As I sit here, with the background music of the snow blower roaring, snow dripping off the roof, and my nose non-stop dripping everywhere, I remind myself, we asked for it. We chose to live here and we’re glad we did. But it seems earlier every year that we sigh, “Can’t wait for spring.”
Of course this longing is only enhanced by the diabolic catalogues whose arrival in our mailbox has not diminished one bit since Christmas shopping.
It was the middle of December that our first seed catalogue arrived.
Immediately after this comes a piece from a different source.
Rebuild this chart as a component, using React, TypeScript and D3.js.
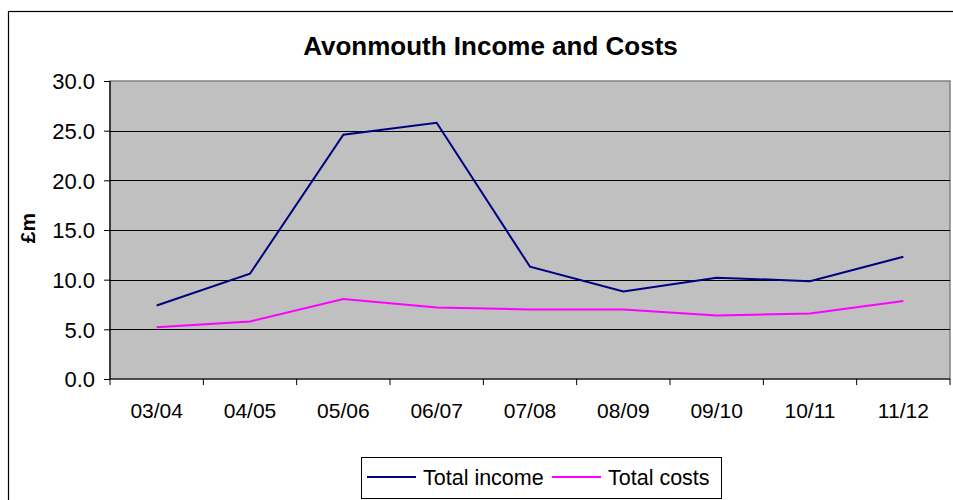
import React, { useEffect, useRef } from "react";
import * as d3 from "d3";

const categories = ["03/04", "04/05", "05/06", "06/07", "07/08", "08/09", "09/10", "10/11", "11/12"];
const totalIncome = [7.4, 10.6, 24.6, 25.8, 11.3, 8.8, 10.2, 9.85, 12.3];
const totalCosts = [5.2, 5.8, 8.05, 7.2, 7.0, 7.0, 6.4, 6.6, 7.85];
const yTicks = [0, 5, 10, 15, 20, 25, 30];
const seriesNames = ["Total income", "Total costs"];
const seriesColors = ["#000080", "#FF00FF"];

export default function App() {
  const ref = useRef<SVGSVGElement | null>(null);

  useEffect(() => {
    const svg = d3.select(ref.current);
    svg.selectAll("*").remove();
    const left = 110, right = 950, top = 81, bottom = 379;
    const font = "'Liberation Sans', Arial, sans-serif";

    svg.append("rect").attr("x", 8.5).attr("y", 11.5).attr("width", 960).attr("height", 500)
      .attr("fill", "white").attr("stroke", "black").attr("stroke-width", 1.2);

    const x = d3.scaleBand<string>().domain(categories).range([left, right]);
    const y = d3.scaleLinear().domain([0, 30]).range([bottom, top]);

    svg.append("rect").attr("x", left).attr("y", top).attr("width", right - left).attr("height", bottom - top)
      .attr("fill", "#C0C0C0").attr("stroke", "#808080").attr("stroke-width", 1.5);

    svg.append("g").selectAll("line").data(yTicks.filter(t => t > 0 && t < 30)).join("line")
      .attr("x1", left).attr("x2", right).attr("y1", d => Math.round(y(d)) + 0.5).attr("y2", d => Math.round(y(d)) + 0.5)
      .attr("stroke", "black").attr("stroke-width", 1);

    const yAxis = d3.axisLeft(y).tickValues(yTicks).tickFormat(d3.format(".1f")).tickSize(6).tickPadding(9);
    const gy = svg.append("g").attr("transform", `translate(${left},0)`).call(yAxis);
    gy.select(".domain").attr("stroke", "black").attr("stroke-width", 1.2).attr("d", `M0,${top}V${bottom}`);
    gy.selectAll(".tick line").attr("stroke", "black");
    gy.selectAll("text").attr("font-family", font).attr("font-size", 22).attr("fill", "black").attr("dy", "0.36em");

    const xTickPos = d3.range(categories.length + 1).map(i => left + i * x.step());
    const gx = svg.append("g");
    gx.append("line").attr("x1", left).attr("x2", right).attr("y1", bottom).attr("y2", bottom)
      .attr("stroke", "black").attr("stroke-width", 1.2);
    gx.selectAll("line.t").data(xTickPos).join("line").attr("class", "t")
      .attr("x1", d => d).attr("x2", d => d).attr("y1", bottom).attr("y2", bottom + 6)
      .attr("stroke", "black");
    gx.selectAll("text").data(categories).join("text")
      .attr("x", d => (x(d) as number) + x.bandwidth() / 2).attr("y", 418)
      .attr("text-anchor", "middle").attr("font-family", font).attr("font-size", 21).text(d => d);

    const line = d3.line<number>().x((_, i) => (x(categories[i]) as number) + x.bandwidth() / 2).y(d => y(d));
    [totalIncome, totalCosts].forEach((s, k) => {
      svg.append("path").datum(s).attr("d", line).attr("fill", "none")
        .attr("stroke", seriesColors[k]).attr("stroke-width", 2);
    });

    svg.append("text").attr("x", 490.5).attr("y", 55).attr("text-anchor", "middle")
      .attr("font-family", font).attr("font-weight", "bold").attr("font-size", 26).text("Avonmouth Income and Costs");

    svg.append("text").attr("transform", "translate(35,228) rotate(-90)").attr("text-anchor", "middle")
      .attr("font-family", font).attr("font-weight", "bold").attr("font-size", 21).text("£m");

    const lg = svg.append("g");
    lg.append("rect").attr("x", 361.5).attr("y", 457.5).attr("width", 360).attr("height", 41)
      .attr("fill", "white").attr("stroke", "black").attr("stroke-width", 1);
    const lx = [367, 552];
    seriesNames.forEach((n, k) => {
      lg.append("line").attr("x1", lx[k]).attr("x2", lx[k] + 49).attr("y1", 477).attr("y2", 477)
        .attr("stroke", seriesColors[k]).attr("stroke-width", 2);
      lg.append("text").attr("x", lx[k] + 56).attr("y", 485).attr("font-family", font).attr("font-size", 21.5).text(n);
    });
  }, []);

  return <svg ref={ref} width={953} height={500} style={{ position: "absolute", left: 0, top: 0, background: "white" }} />;
}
Lush gardens, brilliant roses, weed-less lawns taunt me with the knowledge that it will be months before I can push even a few spinach seeds into the barely defrosted ground.
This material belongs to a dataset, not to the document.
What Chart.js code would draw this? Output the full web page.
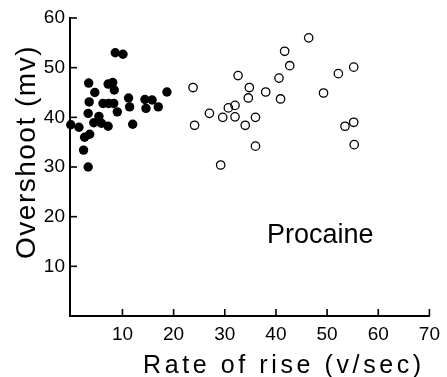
<!DOCTYPE html>
<html>
<head>
<meta charset="utf-8">
<script src="https://cdn.jsdelivr.net/npm/chart.js@4"></script>
<style>
html,body{margin:0;padding:0;background:#fff;}
#wrap{width:447px;height:377px;}
</style>
</head>
<body>
<div id="wrap"><canvas id="c" width="447" height="377"></canvas></div>
<script>
// Filled circles (x: rate of rise v/sec, y: overshoot mv)
const filledX = [-0.1, 1.5, 2.4, 2.6, 3.3, 3.6, 3.3, 3.5, 3.4, 4.6, 4.4, 5.4, 5.9, 6.2, 7.2, 7.2, 7.3, 8.1, 8.4, 8.3, 8.6, 10.1, 9.0, 11.2, 11.4, 12.0, 14.4, 15.8, 14.6, 17.0, 18.7];
const filledY = [38.5, 38.0, 33.4, 36.0, 30.0, 36.6, 40.8, 43.1, 46.9, 45.0, 38.9, 40.2, 38.8, 42.8, 38.2, 46.7, 42.8, 47.0, 45.5, 42.8, 53.0, 52.7, 41.1, 43.9, 42.1, 38.6, 43.6, 43.5, 41.8, 42.1, 45.1];
// Open circles (procaine)
const openX = [46.4, 41.7, 42.7, 55.2, 52.2, 32.6, 40.6, 23.8, 34.8, 38.0, 49.3, 34.6, 40.9, 32.0, 30.7, 27.0, 29.6, 32.0, 36.0, 34.0, 24.1, 55.2, 53.5, 55.3, 36.0, 29.2];
const openY = [56.0, 53.3, 50.4, 50.1, 48.8, 48.4, 47.9, 46.0, 46.0, 45.1, 44.9, 43.9, 43.7, 42.4, 41.9, 40.8, 40.0, 40.1, 40.0, 38.4, 38.4, 39.0, 38.2, 34.5, 34.2, 30.4];
const xTicks = [10, 20, 30, 40, 50, 60, 70];
const yTicks = [10, 20, 30, 40, 50, 60];
const xTitle = "Rate of rise (v/sec)";
const yTitle = "Overshoot (mv)";
const note = "Procaine";

const toPts = (xs, ys) => xs.map((x, i) => ({x: x, y: ys[i]}));

const inwardTicks = {
  id: 'inwardTicks',
  afterDraw(chart) {
    const ctx = chart.ctx;
    const xs = chart.scales.x, ys = chart.scales.y;
    const area = chart.chartArea;
    ctx.save();
    ctx.strokeStyle = '#000';
    ctx.lineWidth = 1.6;
    xs.ticks.forEach(t => {
      const px = xs.getPixelForValue(t.value);
      ctx.beginPath(); ctx.moveTo(px, area.bottom); ctx.lineTo(px, area.bottom - 7); ctx.stroke();
    });
    ys.ticks.forEach(t => {
      const py = ys.getPixelForValue(t.value);
      ctx.beginPath(); ctx.moveTo(area.left, py); ctx.lineTo(area.left + 7, py); ctx.stroke();
    });
    ctx.fillStyle = '#000';
    // x title
    ctx.font = '25px "Liberation Sans", Arial, sans-serif';
    ctx.letterSpacing = '3.6px';
    ctx.textAlign = 'left';
    ctx.textBaseline = 'alphabetic';
    ctx.fillText(xTitle, 143, 373);
    // y title
    ctx.save();
    ctx.font = '28px "Liberation Sans", Arial, sans-serif';
    ctx.letterSpacing = '1.5px';
    ctx.translate(35, 152);
    ctx.rotate(-Math.PI / 2);
    ctx.textAlign = 'center';
    ctx.fillText(yTitle, 0, 0);
    ctx.restore();
    // annotation
    ctx.font = '27px "Liberation Sans", Arial, sans-serif';
    ctx.letterSpacing = '0px';
    ctx.textAlign = 'left';
    ctx.fillText(note, 267, 243);
    ctx.restore();
  }
};

new Chart(document.getElementById('c'), {
  type: 'scatter',
  data: {
    datasets: [
      {
        label: 'Control',
        data: toPts(filledX, filledY),
        clip: false,
        pointRadius: 4.7,
        pointBackgroundColor: '#000',
        pointBorderColor: '#000',
        pointBorderWidth: 0
      },
      {
        label: 'Procaine',
        data: toPts(openX, openY),
        clip: false,
        pointRadius: 4.2,
        pointBackgroundColor: 'rgba(255,255,255,0)',
        pointBorderColor: '#000',
        pointBorderWidth: 1.3
      }
    ]
  },
  options: {
    responsive: false,
    animation: false,
    devicePixelRatio: 1,
    layout: {padding: {left: 0, right: 14, top: 18, bottom: 0}},
    plugins: {legend: {display: false}, tooltip: {enabled: false}},
    scales: {
      x: {
        type: 'linear',
        min: -0.25,
        max: 70,
        grid: {display: false, drawTicks: false},
        border: {display: true, color: '#000', width: 2},
        afterBuildTicks: s => { s.ticks = xTicks.map(v => ({value: v})); },
        afterFit: s => { s.height = 61; },
        ticks: {
          color: '#000',
          padding: 7,
          maxRotation: 0,
          autoSkip: false,
          font: {family: '"Liberation Sans", Arial, sans-serif', size: 19}
        }
      },
      y: {
        type: 'linear',
        min: 0,
        max: 60,
        grid: {display: false, drawTicks: false},
        border: {display: true, color: '#000', width: 2},
        afterBuildTicks: s => { s.ticks = yTicks.map(v => ({value: v})); },
        afterFit: s => { s.width = 70; },
        ticks: {
          color: '#000',
          padding: 5,
          autoSkip: false,
          font: {family: '"Liberation Sans", Arial, sans-serif', size: 19}
        }
      }
    }
  },
  plugins: [inwardTicks]
});
</script>
</body>
</html>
How long, it seems, I must wait before I find out which of my favorite plants have made it through the winter.
The perennials don’t always realize that they are a lifelong investment. My particular battle has been with lavender which I replace each spring with a new and different variety guaranteed to be “hardy.” That’s the key word: Hardy. “Tender” perennials haven’t got a snowball’s chance. Hardy doesn’t always make the grade either.
My son lives in Brooklyn and has a garden as big as a coffee table. The soil is hard as a rock and full of broken pieces of bricks and old flower pots. In it grows a lavender plant he has to cut back with a machete because it’s so huge and gets bigger every year. It gets no sun and fights for space with a mammoth rosemary plant that bursts into bloom every other month.
Last year during one stretch of –20 weather we got the idea of putting in a little pond. We were inspired by the BBCAmerica show of “Ground Force” which sends a talented team of four to do makeovers on people’s back yards while the owners are away. The incredible transformations are accomplished in just two days.
As we sit huddled by the wood stove we plan our outdoor paradise. We make sketches of the herb garden with new locations for various varieties of lettuce. We anticipate our gurgling water feature and the lovely little lilies that would hide cute little hoppy creatures.
We check out different kinds of fertilizer that the catalogues advertise and vow to get one of those test kits to figure out how to get the most of our small plot. A few years ago I over-fertilized one area only to have everything that I put in there shrivel up and die. Nothing has grown in that spot for four years now. I call it my Chernobyl garden.
At this stage of the game it all seems so easy: We’ll buy a couple of packets of seeds, strew them around, water occasionally, and reap the harvest in no time.
But then will come that day when it’s +95 degrees and the black flies are thicker than snow flakes. There will be weeds to pull, a lawn to mow and mosquito bites to scratch. That pesky woodchuck will taste test our most expensive flowers and finish off each meal with some fine, ripe tomatoes.
We’ll sip ice tea on the deck, trying to catch a breeze. And we’ll leaf through the catalogues that advertise the latest in leaf rakes and ice melts. We’ll sniff the muggy air and dangle our feet in the tepid, trickle that was earlier our raging torrent of a brook.
And we’ll sigh, “Can’t wait ‘til fall.”